# MES.  30 inch  NEED MORE SMOKE??



## larryacguy (Jul 15, 2014)

What  can i do to get more smoke on  my meat. I dont like feeding the chips every 30 mins. Has anyone used the cold smoke attachment that masterbuilt had? What other choices do i hv ? Meat doesnt hv enough smoke taste? Thanks Larry


----------



## tropics (Jul 15, 2014)

Larry you can modify your smoker to use a AMNPS, to give you hours of smoke without adding chips.

Check the MES sec of the site

Masterbuilt Electric Smoker (MES) Owners - Groups


----------



## chef jimmyj (Jul 15, 2014)

The Mail Box Mod... http://www.smokingmeatforums.com/t/127770/mes-mailbox-mod-for-use-with-amnps  with an AMNPS Pellet Smoke Generator... http://www.amazenproducts.com/Default.asp It lasts longer than the Masterbuilt add-on and requires no Power to use...JJ













DSCN0069.JPG



__ chef jimmyj
__ Jun 1, 2012


----------



## daveomak (Jul 15, 2014)

Larry, evening....  if you are using the water pan with water in it.....    get rid of the water.....    Start with a lower temp....  say 120 ish.....  add smoke .... and slowly raise the temp....


----------



## larryacguy (Jul 15, 2014)

Why is the water pan not needed? Will the meat dry out?


----------



## larryacguy (Jul 16, 2014)

Im a newbee to smokin , will this work for ribs ? Will hv try cold smokin also . Thanks


----------



## daveomak (Jul 16, 2014)

Larryacguy said:


> Why is the water pan not needed? Will the meat dry out?




Water pans were invented by manufacturers, that built smokers where the temperature could NOT be controlled low enough, for a long slow cook...


----------



## chef jimmyj (Jul 16, 2014)

DaveOmak said:


> Larry, evening.... if you are using the water pan with water in it..... get rid of the water..... Start with a lower temp.... say 120 ish..... add smoke .... and slowly raise the temp....
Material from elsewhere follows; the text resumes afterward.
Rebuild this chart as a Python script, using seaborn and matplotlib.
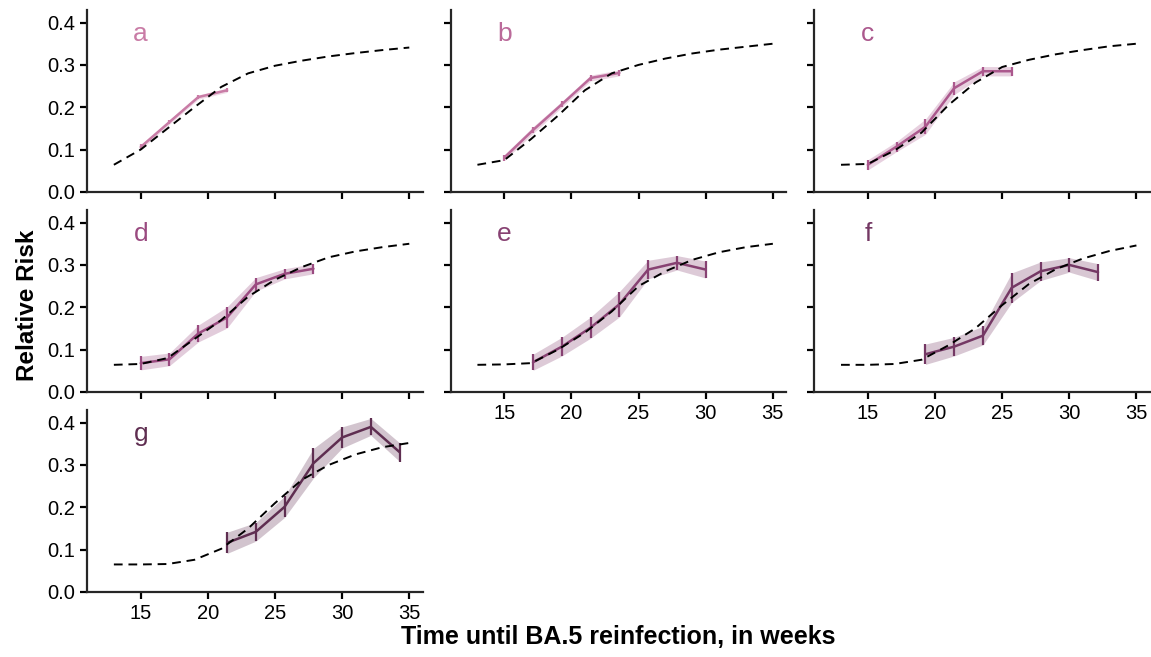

I'm not sure where Dave is going here or something is missing...It is not a good idea to smoke any meat that does not contain a Cure at a temperature below 200 to 225°F and Never if the surface of the meat is not intact!. Water is only needed at high temps, 300+, although you can do a Wet to Dry Chamber smoke for long cooks like Butts and Brisket. Put 2-3 Cups water and let it evaporate, finishing the cook Dry...JJ

http://www.smokingmeatforums.com/a/wet-to-dry-no-foil-smoke-chamber-method-for-smoking-meats


----------



## smokinmate (Sep 15, 2014)

You might want to look into the cold smoke unit from MB. I to was having problem getting sufficient smoke. I ordered the cold smoke unit from MB and it works just fine. I do not permanently attach mine to the smoker. I just shove it into place, fill it with chips, plug it in, and let it do it's thing. Works really well for me. By the way, when they say cold smoke that is somewhat of a misnomer as the unit does add some heat to the smoker in the process of generating smoke. I do not think you would be able to smoke cheese because of the heat generated by the cold smoke unit.


----------



## bigdnaz (Sep 24, 2014)

Hi Larry - like you I am also new to this hobby!  You've probably already found a method for you that works by now but I can tell you that the AMNTS helped from keeping the chips going into the tray every 20-30 minutes.  I would also keep the humidity down in your smoker by not adding water or very little (if you need to) in your water pan.  I bought the AMNTS 12" and I was able to keep it going for over eight hours with a nice TBS coming from my vent.  Before putting the AMNTS in my box I removed the chip tray and I closed the vent half-way.  Never once did the TS go out and it burned for a long time w/o a reload. Sure is a lot of good info on this site, just keep reading and researching and you'll find most of your answers to your questions!


----------